Nu in Villafranca,ook wel het kleine Santiago genoemd. Het eindpunt voor vele vroegere pelgrims, die het voor bekeken hielden. Pelgrimshospitalen en pelgrimskerkhoven, zijn er naast de vele kerken er de stille getuigen van.
Ik slaap in zo'n ex-hospitaal, geïntegreerd in een vroeger klooster San Nicolas (die Nicolas heeft hier overal zijn sporen nagelaten)in een bed zonder bovenverdieping en geen stopcontacten in de buurt.
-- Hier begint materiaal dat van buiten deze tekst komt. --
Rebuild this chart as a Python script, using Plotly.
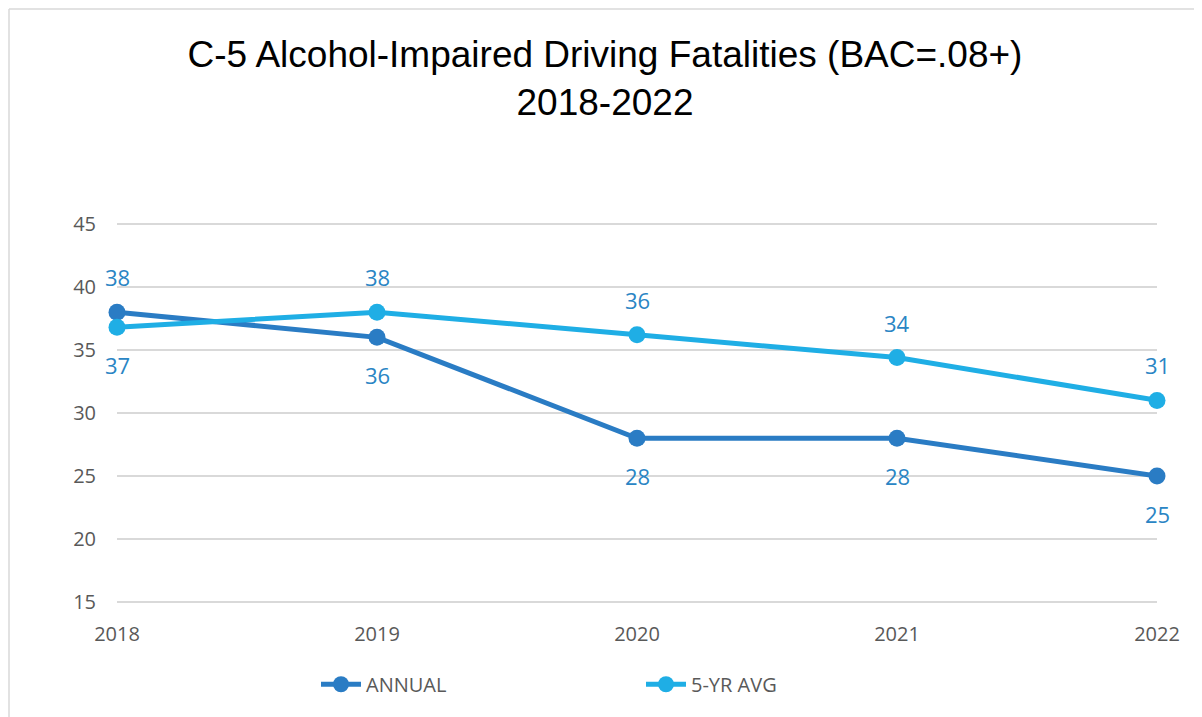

Vandaag de Montes de León overwonnen, met als bekroning het pelgrimskruis Cruz de Ferro op 1504 meter. Een boomstam van 5 meter met daarbovenop een ijzeren kruis, een baken voor de pelgrims. Eén van de mooiste tochten op deze camino met dank aan de stralende zon. En dan toch nog even doorgezet naar Ponferrada. Vanavond slaapt de jonge Ier van gisteren toevallig op het bovenste verdiep van mijn stapelbed. Ook onze Zuid-koreaan en mijn vriend Angelo slapen in dezelfde albergue. Toch raar dat je telkens dezelfde mensen ontmoet, al zijn er ontzettend veel bijgekomen sedert León. Veel meer 'pelgrims' met een dagrugzak. Sommigen kunnen zelfs beroep doen op een bezembus, die volgt 😓.
Andere pelgrims van de eerste weken, die je nog wel zou wilen terug zien, zie je niet meer. Ofwel moet ik me een paar dagen aan de kant van de weg zetten, om te kijken wie nog in het juiste spoor zit.😊.
In de verte dagen reeds nieuwe bergen op.